There is basically nothing left that you need to buy anymore. Thanks to Pinterest, you can hop onto the internet and create your own shampoo, dog food, ugly sweaters, cake pops, laundry detergent, toilet paper. And it will not even cost you three times as much as the products shipped over from China and available at seventeen of your closest stores.
I googled “how to make your house smell like cinnamon.” If only the post I am writing would have come up first, then I would have bought the Made from China cinnamon pine cones sold at a craft store near me for $5 a bag.
Instead, I boiled some cinnamon sticks in water for a few hours, dipped some pine cones into the cinnawater (after removing from the stove first), and let them dry on a rack before placing them in a pretty green bowl. (I even baked the pine cones in the oven first, just as Pinterest told me to.)
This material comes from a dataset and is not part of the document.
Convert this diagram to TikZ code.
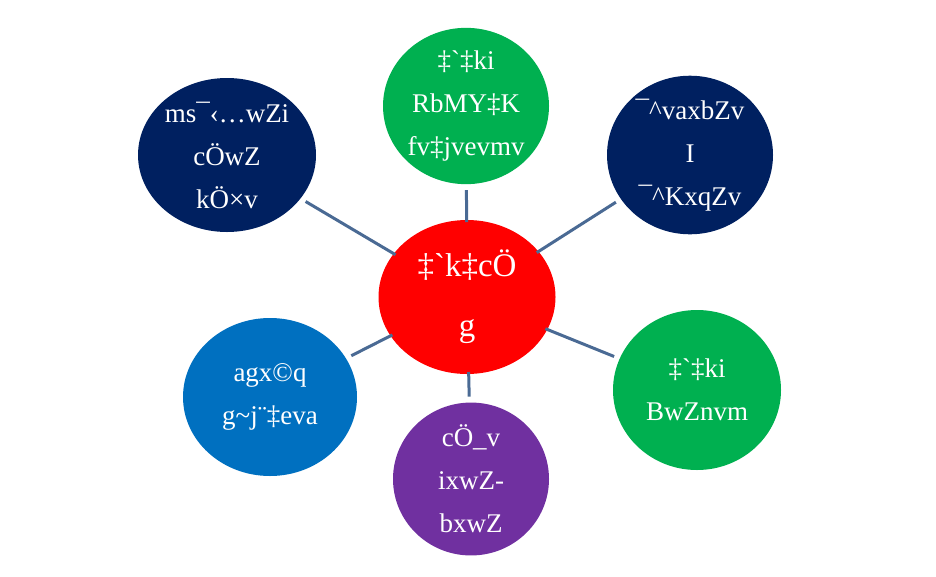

On Saturday, I decided that the pine cones were just not cinnamony enough, so I set about another batch of boiling cinnamon sticks. Just before I rolled the pine cones in the cinnamon water again, I noticed something. Namely, mold.
Pinterest did not warn me about the mold. I’m no scientist, but someone (Ben) tells me that bathing pine cones in moisture is one of the easiest ways to grow mold. The pine cones need to be sealed with something after the cinnamon oil unless you are TRYING to grow mold.
Next time, I’ll go the cheaper and healthier route. I’ll just buy the cones. My mother would cry if she knew I was considering spending hard-earned childhood pine cone-collecting money to buy more pine cones. But such is life.
- Cinnamon sticks $5
- Water: $0
- Pine cones: $Free from Northwoods in-laws
- Subtotal: Mold with a side of disgust
Cinnamon cones at craft store:
- $5, made in China, no hassle
Today Pinterest is teaching me to make cake pop frosting. Surely THIS won’t be a disaster.